General characteristics
- Class & type: Chao Phraya-class frigate
- Displacement: 1,676 long tons (1,703 t) standard; 1,924 long tons (1,955 t) full;
- Length: 103.2 m (338 ft 7 in)
- Beam: 11.3 m (37 ft 1 in)
- Draught: 3.1 m (10 ft 2 in)
- Propulsion: 4 × MTU 20V1163 TB83 diesel engines, ; driving two shafts with controllable pitch propellers;
- Speed: 30 knots (56 km/h) max
- Range: 3,500 nautical miles (6,500 km) at 18 knots (33 km/h)
- Complement: 168
- Sensors & processing systems: As built; Type 354 Eye Shield air/surface radar; Type 352C Square Tie surface search radar; Type 343 Sun Visor fire control radar (for 100mm); Type 341 Rice Lamp fire control radar (for 37mm); Racal-Decca 1290 A/D ARPA Navigation radar; Anritsu RA 71CA Navigation radar; Type 651 IFF; STN Atlas mini COSYS combat management system; Type SJD-5A sonar;
- Electronic warfare & decoys: ESM Type 923-1 intercept; ECM Type 981-3 deception jammer; Decoys 2 × Type 945 GPJ chaff launchers;
- Armament: 2 × 100 mm/56 Type 79 twin-barreled guns; 4 × 37 mm Type 76 twin-barreled guns; 8 × C-801 SSM launchers; 2 × Type 86 anti-submarine rocket launchers; 2 × BMB depth charge racks;

= HTMS Chao Phraya =

1974 Chao Phraya-class frigate

HTMS Chao Phraya (FFG-455) (เรือหลวงเจ้าพระยา) is the lead ship of her class of frigates for the Royal Thai Navy, a variant of the Chinese-built Type 053H2 frigate.

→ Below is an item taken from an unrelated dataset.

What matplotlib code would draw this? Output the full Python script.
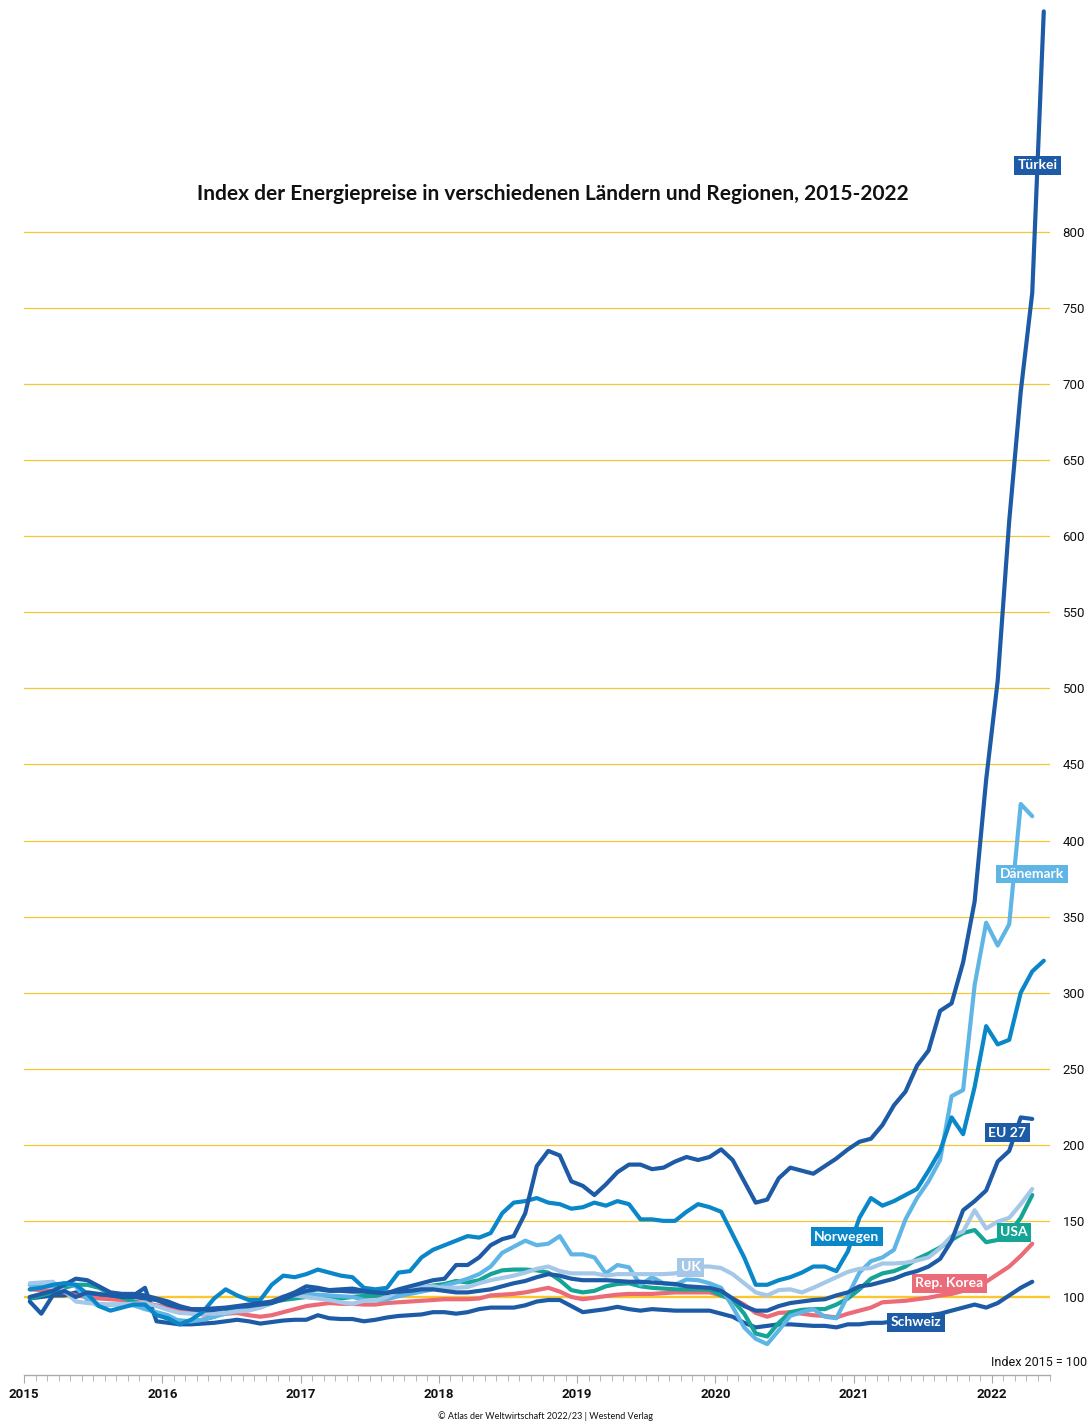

== Design and description ==
Chao Phraya has a length of 103.2 m, a beam of 11.3 m, a draught of 3.1 m and displacement of 1676 LT standard and 1924 LT at full load. The ship has two shafts and powered with four MTU 20V1163 TB83 diesel engines with 29440 shp. The ship has a range of 3500 NM while cruising at 18 kn and top speed of 30 kn. Chao Phraya has a complement of 168 personnel, including 22 officers.

As a Type 053HT frigate, the ship are armed with two 100 mm/56 Type 79 twin-barreled guns and four 37 mm Type 76 twin-barreled guns. For anti-submarine warfare, the ship is equipped with two Type 86 anti-submarine rocket launchers and two BMB depth charge racks. For surface warfare, Chao Phraya is equipped with eight C-801 anti-ship missile launchers.

In August 2020, The Royal Thai Navy planned to modernize the ships Chao Phraya and Bangpakong to have similar capabilities to a modern offshore patrol vessel. The planned upgrade includes replacing the 100 mm guns with 76/62 automatic guns and all four 37 mm guns with a rapid-fire 30 mm autocannon, along with new combat management systems and surveillance systems.

== Construction and career ==
The four ships of the class was ordered on 18 July 1988. Chao Phraya was laid down in April 1989 at Hudong Shipyard, Shanghai. The ship was launched on 24 June 1990 and was commissioned on 5 April 1991. Upon the ship completion and arrival on Thailand, the shipbuilding quality were deemed to be unsatisfactory and works was needed to improve the ship. The damage control abilities were also upgraded before she entered service.

Upon entering service, Chao Phraya and her sisters were frequently used for training and rotated monthly to the Coast Guard.

On 1 November 2008, Chao Phraya conducted a passing exercise with and in the Andaman Sea off the coast of Phuket.

The ship took part in the search and rescue effort for the missing victims of 2018 Phuket boat capsizing.

On 24–26 April 2019, Chao Phraya attended joint naval exercise with the People's Liberation Army Navy and other Southeast Asian navies in the waters off Qingdao.